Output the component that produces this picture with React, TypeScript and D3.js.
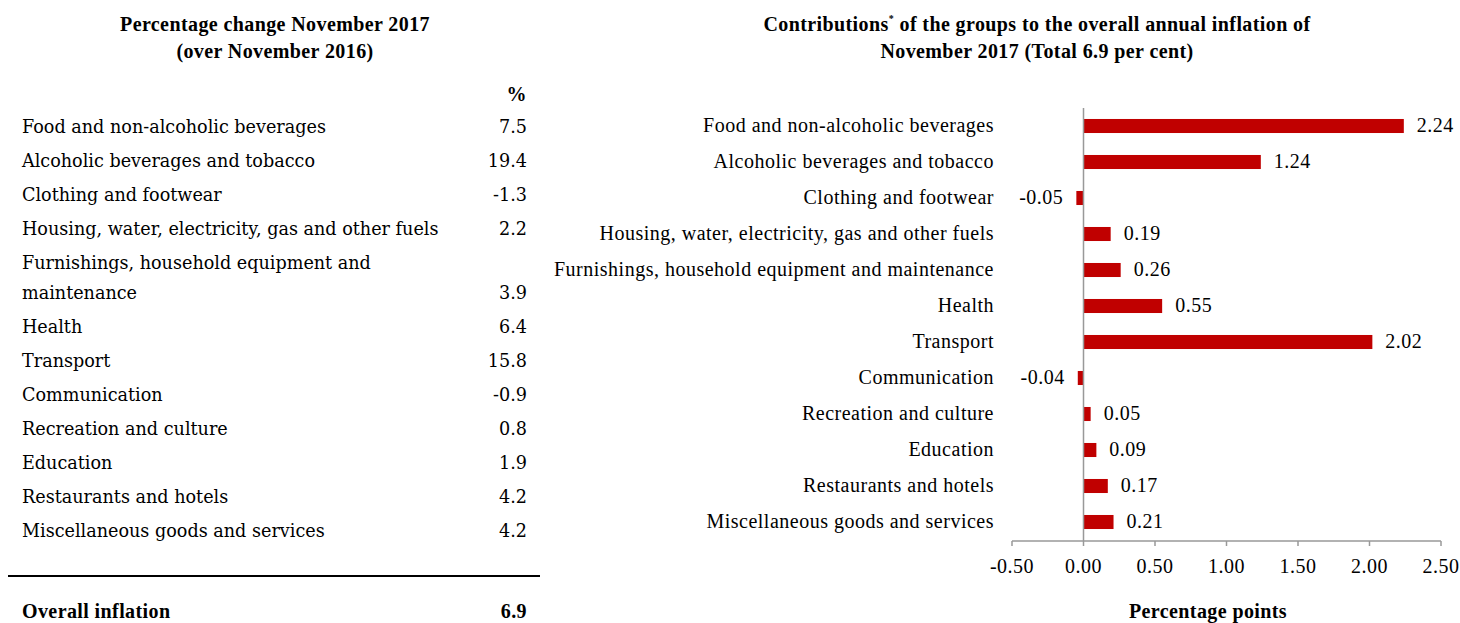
import React from 'react';
import * as d3 from 'd3';

// left table
const tableLabels = [
  ['Food and non-alcoholic beverages'],
  ['Alcoholic beverages and tobacco'],
  ['Clothing and footwear'],
  ['Housing, water, electricity, gas and other fuels'],
  ['Furnishings, household equipment and', 'maintenance'],
  ['Health'],
  ['Transport'],
  ['Communication'],
  ['Recreation and culture'],
  ['Education'],
  ['Restaurants and hotels'],
  ['Miscellaneous goods and services'],
];
const pctChange = ['7.5', '19.4', '-1.3', '2.2', '3.9', '6.4', '15.8', '-0.9', '0.8', '1.9', '4.2', '4.2'];
const overallInflation = '6.9';

// right chart
const groups = [
  'Food and non-alcoholic beverages',
  'Alcoholic beverages and tobacco',
  'Clothing and footwear',
  'Housing, water, electricity, gas and other fuels',
  'Furnishings, household equipment and maintenance',
  'Health',
  'Transport',
  'Communication',
  'Recreation and culture',
  'Education',
  'Restaurants and hotels',
  'Miscellaneous goods and services',
];
const contributions = [2.24, 1.24, -0.05, 0.19, 0.26, 0.55, 2.02, -0.04, 0.05, 0.09, 0.17, 0.21];
const xTicks = [-0.5, 0, 0.5, 1, 1.5, 2, 2.5];

const W = 1460;
const H = 623;
const tableFont = '"DejaVu Serif", serif';
const chartFont = '"Liberation Serif", "Times New Roman", serif';
const boldSize = 20;
const boldSpacing = 0.4;

export default function App() {
  const x = d3.scaleLinear().domain([-0.5, 2.5]).range([1012, 1441]);
  const y = d3.scaleBand<string>().domain(groups).range([108, 540]).paddingInner(0.61).paddingOuter(0.305);
  const fmt = (v: number) => d3.format('.2f')(v).replace('\u2212', '-');

  // table row baselines
  let rowY = 133;
  const rows = tableLabels.map((lines, i) => {
    const ys = lines.map((_, j) => rowY + j * 30);
    const last = ys[ys.length - 1];
    rowY = last + 34;
    return { lines, ys, last, value: pctChange[i] };
  });

  return (
    <svg width={W} height={H} style={{ position: 'absolute', left: 0, top: 0 }}>
      <rect width={W} height={H} fill="#fff" />
      {/* bold headings */}
      <g fontFamily={chartFont} fontWeight="bold" fontSize={boldSize} letterSpacing={boldSpacing} fill="#000">
        <text x={275} y={31} textAnchor="middle">Percentage change November 2017</text>
        <text x={275} y={58} textAnchor="middle">(over November 2016)</text>
        <text x={527} y={101} textAnchor="end">%</text>
        <text x={22} y={618}>Overall inflation</text>
        <text x={527} y={618} textAnchor="end">{overallInflation}</text>
        <text x={1037} y={31} textAnchor="middle">
          Contributions<tspan fontSize={10} dy={-9}>*</tspan>
          <tspan dy={9}> of the groups to the overall annual inflation of</tspan>
        </text>
        <text x={1037} y={58} textAnchor="middle">November 2017 (Total 6.9 per cent)</text>
        <text x={1208} y={618} textAnchor="middle">Percentage points</text>
      </g>

      {/* left table */}
      <g fontFamily={tableFont} fill="#000" fontSize={17.6}>
        {rows.map((r, i) => (
          <g key={i}>
            {r.lines.map((l, j) => (
              <text key={j} x={22} y={r.ys[j]}>{l}</text>
            ))}
            <text x={527} y={r.last} textAnchor="end">{r.value}</text>
          </g>
        ))}
        <line x1={8} x2={540} y1={576} y2={576} stroke="#000" strokeWidth={2} />
      </g>

      {/* right chart */}
      <g fontFamily={chartFont} fontSize={20} letterSpacing={0.5} fill="#000">
        {groups.map((g, i) => {
          const v = contributions[i];
          const y0 = y(g)!;
          const bh = y.bandwidth();
          const cy = y0 + bh / 2;
          return (
            <g key={g}>
              <text x={994} y={cy + 6} textAnchor="end">{g}</text>
              <rect x={Math.min(x(0), x(v))} y={y0} width={Math.abs(x(v) - x(0))} height={bh} fill="#C00000" />
              <text x={v >= 0 ? x(v) + 13 : x(v) - 13} y={cy + 6} textAnchor={v >= 0 ? 'start' : 'end'}>
                {fmt(v)}
              </text>
            </g>
          );
        })}
        <line x1={x(0)} x2={x(0)} y1={108} y2={541} stroke="#999" strokeWidth={1.5} />
        <line x1={x(-0.5)} x2={x(2.5)} y1={541} y2={541} stroke="#999" strokeWidth={1.5} />
        {xTicks.map((t) => (
          <g key={t}>
            <line x1={x(t)} x2={x(t)} y1={541} y2={546} stroke="#999" strokeWidth={1.5} />
            <text x={x(t)} y={573} textAnchor="middle">{fmt(t)}</text>
          </g>
        ))}
      </g>
    </svg>
  );
}
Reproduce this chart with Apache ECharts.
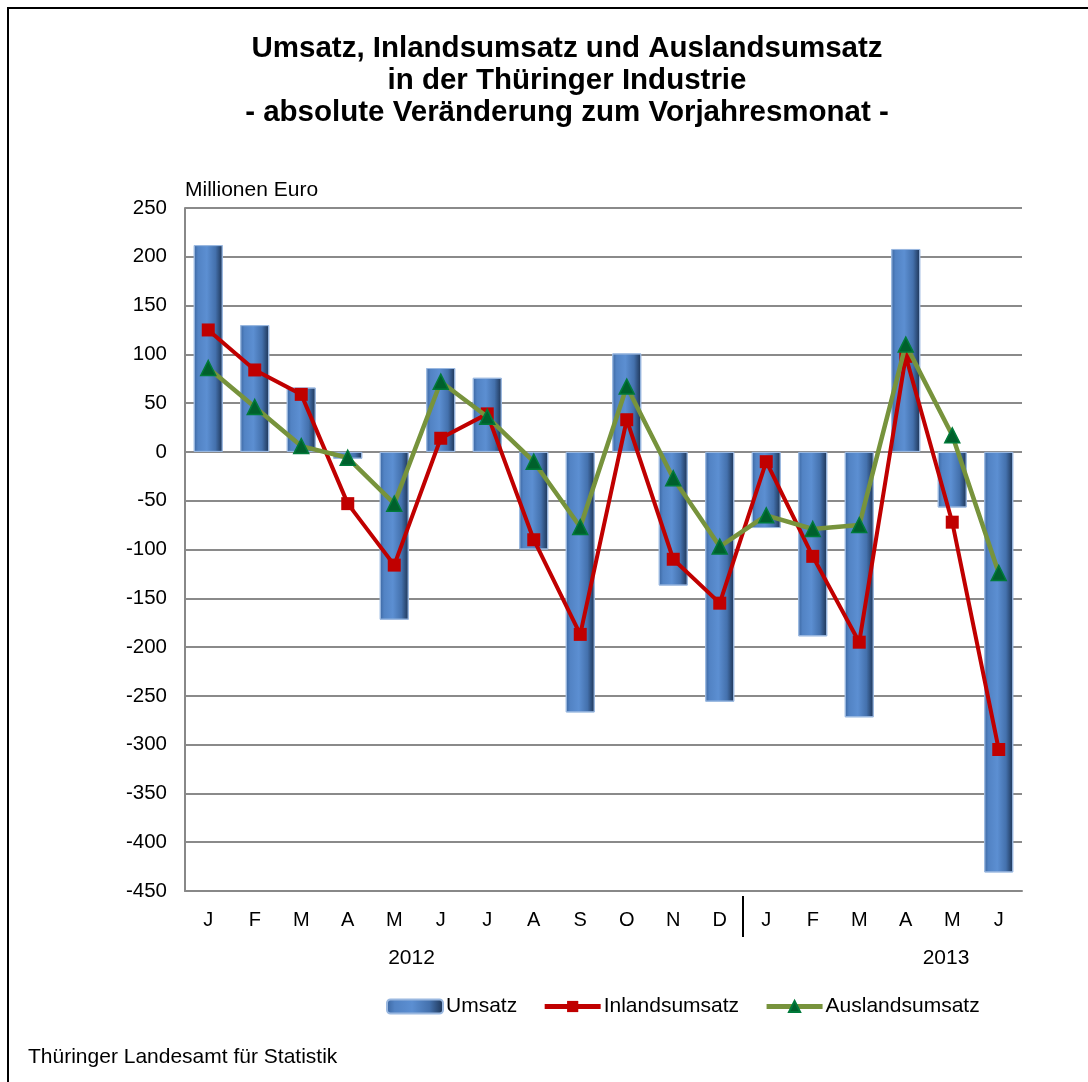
<!DOCTYPE html>
<html>
<head>
<meta charset="utf-8">
<script src="https://cdn.jsdelivr.net/npm/echarts@6/dist/echarts.min.js"></script>
<style>
html,body{margin:0;padding:0;background:#fff;}
#c{width:1088px;height:1082px;}
</style>
</head>
<body>
<div id="c"></div>
<script>
const months = ['J','F','M','A','M','J','J','A','S','O','N','D','J','F','M','A','M','J'];
const years = ['2012','2013'];
const umsatz = [212,130,66,-7,-172,86,76,-100,-267,101,-137,-256,-78,-189,-272,208,-57,-431];
const inland = [125,84,59,-53,-116,14,39,-90,-187,33,-110,-155,-10,-107,-195,98,-72,-305];
const ausland = [86,46,6,-6,-53,72,36,-10,-77,67,-27,-97,-65,-79,-75,110,17,-124];
const yTicks = {min:-450, max:250, step:50};

const FONT = '"Liberation Sans", Arial, sans-serif';
const chart = echarts.init(document.getElementById('c'));
const barGrad = new echarts.graphic.LinearGradient(0,0,1,0,[
  {offset:0, color:'#3b66a0'},
  {offset:0.15, color:'#5283c4'},
  {offset:0.45, color:'#5c8fd2'},
  {offset:0.75, color:'#4471ad'},
  {offset:1, color:'#1c3252'}
]);
const option = {
  animation:false,
  backgroundColor:'#fff',
  textStyle:{fontFamily:FONT},
  title:{
    text:'Umsatz, Inlandsumsatz und Auslandsumsatz\nin der Thüringer Industrie\n- absolute Veränderung zum Vorjahresmonat -',
    left:567, top:33, textAlign:'center', padding:0,
    textStyle:{fontFamily:FONT, fontSize:29.5, fontWeight:'bold', color:'#000', lineHeight:32}
  },
  grid:{left:185, right:66, top:208, bottom:191, containLabel:false},
  legend:{
    left:386, top:996, padding:0, itemGap:25, itemWidth:56, itemHeight:14,
    lineStyle:{width:5},
    textStyle:{fontFamily:FONT, fontSize:21, color:'#000', padding:[0,0,0,-2]},
    data:['Umsatz','Inlandsumsatz','Auslandsumsatz']
  },
  xAxis:{
    type:'category', data:months,
    axisLine:{onZero:false, lineStyle:{color:'#888', width:2}},
    axisTick:{show:false},
    axisLabel:{fontFamily:FONT, fontSize:20, color:'#000', margin:19, interval:0}
  },
  yAxis:{
    type:'value', min:yTicks.min, max:yTicks.max, interval:yTicks.step,
    name:'Millionen Euro', nameLocation:'end', nameGap:7,
    nameTextStyle:{fontFamily:FONT, fontSize:21, color:'#000', align:'left', padding:[0,0,0,0]},
    axisLine:{show:true, lineStyle:{color:'#888', width:2}},
    axisTick:{show:false},
    splitLine:{lineStyle:{color:'#8a8a8a', width:2}},
    axisLabel:{fontFamily:FONT, fontSize:20.5, color:'#000', margin:18}
  },
  series:[
    {name:'Umsatz', type:'bar', data:umsatz, barWidth:29,
     itemStyle:{color:barGrad, borderColor:'#9ab8e0', borderWidth:1}, z:2},
    {name:'Inlandsumsatz', type:'line', data:inland, symbol:'rect', symbolSize:13,
     lineStyle:{color:'#c00000', width:4}, itemStyle:{color:'#c00000'}, z:3},
    {name:'Auslandsumsatz', type:'line', data:ausland, symbol:'triangle', symbolSize:15,
     lineStyle:{color:'#77933c', width:4.5}, itemStyle:{color:'#00602c', borderColor:'#007a3a', borderWidth:1.5}, z:4}
  ],
  graphic:[]
};
chart.setOption(option);

const px = i => chart.convertToPixel({xAxisIndex:0}, i);
const yBottom = chart.convertToPixel({yAxisIndex:0}, yTicks.min);
const sepX = (px(11)+px(12))/2;
chart.setOption({graphic:[
  {type:'rect', shape:{x:8, y:8, width:1100, height:1100}, style:{fill:'none', stroke:'#000', lineWidth:2}, silent:true},
  {type:'line', shape:{x1:sepX, y1:yBottom+5, x2:sepX, y2:yBottom+46}, style:{stroke:'#000', lineWidth:2}},
  {type:'text', x:(px(4)+px(5))/2-6, y:958, style:{text:years[0], font:'21px '+FONT, fill:'#000', align:'center', verticalAlign:'middle'}},
  {type:'text', x:(px(15)+px(16))/2+17, y:958, style:{text:years[1], font:'21px '+FONT, fill:'#000', align:'center', verticalAlign:'middle'}},
  {type:'text', x:28, y:1057, style:{text:'Thüringer Landesamt für Statistik', font:'21px '+FONT, fill:'#000', align:'left', verticalAlign:'middle'}}
]});
</script>
</body>
</html>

- _Job_:
Every line from the start of the listing above through the line with "const overallInflation = '6.9';" should be repeated exactly; skip the pictures and add nothing else.

- _Written response_:
Output the component that produces this picture with React, TypeScript and D3.js.
import React from 'react';
import * as d3 from 'd3';

// left table
const tableLabels = [
  ['Food and non-alcoholic beverages'],
  ['Alcoholic beverages and tobacco'],
  ['Clothing and footwear'],
  ['Housing, water, electricity, gas and other fuels'],
  ['Furnishings, household equipment and', 'maintenance'],
  ['Health'],
  ['Transport'],
  ['Communication'],
  ['Recreation and culture'],
  ['Education'],
  ['Restaurants and hotels'],
  ['Miscellaneous goods and services'],
];
const pctChange = ['7.5', '19.4', '-1.3', '2.2', '3.9', '6.4', '15.8', '-0.9', '0.8', '1.9', '4.2', '4.2'];
const overallInflation = '6.9';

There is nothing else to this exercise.